→ **INSTRUCTIONS FOR THE TASK**
The lines to extract run from the start of the records through the line with "2080, 2240, 2400]", both ends included; drop the pictures.

→ **RECORDS SUPPLIED**
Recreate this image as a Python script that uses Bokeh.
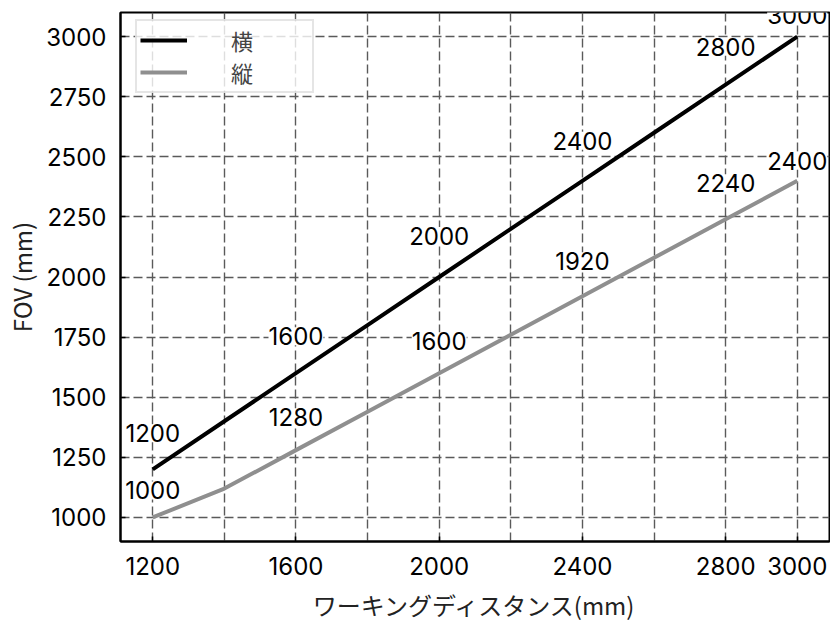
from bokeh.plotting import figure
from bokeh.models import (ColumnDataSource, LabelSet, FixedTicker, Range1d,
                          Legend, LegendItem)
from bokeh.core.properties import value
from bokeh.embed import file_html
from bokeh.resources import INLINE

# ---- data ----
wd = [1200, 1400, 1600, 1800, 2000, 2200, 2400, 2600, 2800, 3000]
fov_h = [1200, 1400, 1600, 1800, 2000, 2200, 2400, 2600, 2800, 3000]
fov_v = [1000, 1120, 1280, 1440, 1600, 1760, 1920, 2080, 2240, 2400]

label_wd = [1200, 1600, 2000, 2400, 2800, 3000]
label_h = [1200, 1600, 2000, 2400, 2800, 3000]
label_v = [1000, 1280, 1600, 1920, 2240, 2400]

x_ticks = [1200, 1600, 2000, 2400, 2800, 3000]
x_grid = [1200, 1400, 1600, 1800, 2000, 2200, 2400, 2600, 2800, 3000]
y_ticks = [1000, 1250, 1500, 1750, 2000, 2250, 2500, 2750, 3000]

series_names = ["横", "縦"]
x_title = "ワーキングディスタンス(mm)"
y_title = "FOV (mm)"

# label vertical offsets (px, screen)
label_h_dy = [36, 37, 41, 40, 38, 22]
label_v_dy = [27, 33, 32, 35, 36, 20]

NUM_FONT = "Inter"
JP_FONT = "Noto Sans CJK JP"

src = ColumnDataSource(dict(x=wd, h=fov_h, v=fov_v))

p = figure(width=830, height=624,
           x_range=Range1d(1110, 3090), y_range=Range1d(900, 3100),
           output_backend="svg", toolbar_location=None,
           min_border_left=120, min_border_right=1,
           min_border_top=12, min_border_bottom=82)
p.background_fill_color = "white"
p.border_fill_color = "white"
p.outline_line_color = "black"
p.outline_line_width = 2
p.outline_line_alpha = 1

# grid
p.xgrid.ticker = FixedTicker(ticks=x_grid)
p.ygrid.ticker = FixedTicker(ticks=y_ticks)
for g in (p.xgrid, p.ygrid):
    g.grid_line_color = "#5a5a5a"
    g.grid_line_width = 1.4
    g.grid_line_dash = "9 4"
    g.grid_line_alpha = 1

# axes
p.xaxis.ticker = FixedTicker(ticks=x_ticks)
p.yaxis.ticker = FixedTicker(ticks=y_ticks)
for ax in (p.xaxis, p.yaxis):
    ax.axis_line_color = "black"
    ax.axis_line_width = 2
    ax.major_tick_in = 5
    ax.major_tick_out = 0
    ax.minor_tick_in = 0
    ax.minor_tick_out = 0
    ax.major_tick_line_color = "black"
    ax.major_tick_line_width = 1.5
    ax.major_label_text_font = NUM_FONT
    ax.major_label_text_font_size = "24px"
    ax.major_label_text_color = "black"
    ax.axis_label_text_font = JP_FONT
    ax.axis_label_text_font_size = "24px"
    ax.axis_label_text_font_style = "normal"
    ax.axis_label_text_color = "#222222"
p.xaxis.major_label_standoff = 15
p.yaxis.major_label_standoff = 14
p.xaxis.axis_label = x_title
p.yaxis.axis_label = y_title
p.xaxis.axis_label_standoff = 9
p.yaxis.axis_label_standoff = 4

# lines
r_h = p.line("x", "h", source=src, line_color="black", line_width=4)
r_v = p.line("x", "v", source=src, line_color="#8f8f8f", line_width=4)

# value labels
src_lh = ColumnDataSource(dict(x=label_wd, y=label_h, t=[str(v) for v in label_h], dy=label_h_dy))
src_lv = ColumnDataSource(dict(x=label_wd, y=label_v, t=[str(v) for v in label_v], dy=label_v_dy))
for s in (src_lh, src_lv):
    ls = LabelSet(x="x", y="y", text="t", y_offset="dy", source=s,
                  text_align="center", text_baseline="middle",
                  text_font=value(NUM_FONT), text_font_size="24px", text_color="black",
                  background_fill_color="white", level="overlay")
    p.add_layout(ls)

# legend
legend = Legend(items=[LegendItem(label=series_names[0], renderers=[r_h]),
                       LegendItem(label=series_names[1], renderers=[r_v])],
                location=(15, 448))
legend.label_text_font = JP_FONT
legend.label_text_font_size = "22px"
legend.glyph_width = 47
legend.glyph_height = 20
legend.label_height = 20
legend.label_standoff = 44
legend.label_width = 78
legend.padding = 3
legend.spacing = 0
legend.border_line_color = "#cccccc"
legend.border_line_width = 2
legend.background_fill_color = "white"
legend.background_fill_alpha = 0.8
p.add_layout(legend, "center")

open("out.html", "w").write(file_html(p, INLINE))
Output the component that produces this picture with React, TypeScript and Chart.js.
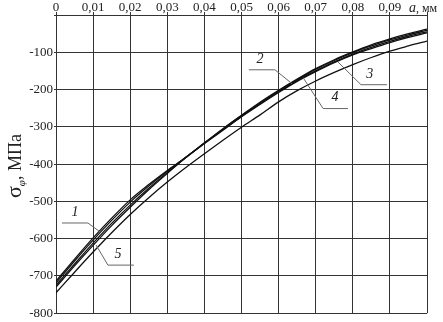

→ **RESULT FOR THIS TASK**
Recreate this image as a Python script that uses Bokeh.
from bokeh.plotting import figure
from bokeh.models import (ColumnDataSource, LabelSet, FixedTicker, Range1d,
                          Legend, LegendItem)
from bokeh.core.properties import value
from bokeh.embed import file_html
from bokeh.resources import INLINE

# ---- data ----
wd = [1200, 1400, 1600, 1800, 2000, 2200, 2400, 2600, 2800, 3000]
fov_h = [1200, 1400, 1600, 1800, 2000, 2200, 2400, 2600, 2800, 3000]
fov_v = [1000, 1120, 1280, 1440, 1600, 1760, 1920, 2080, 2240, 2400]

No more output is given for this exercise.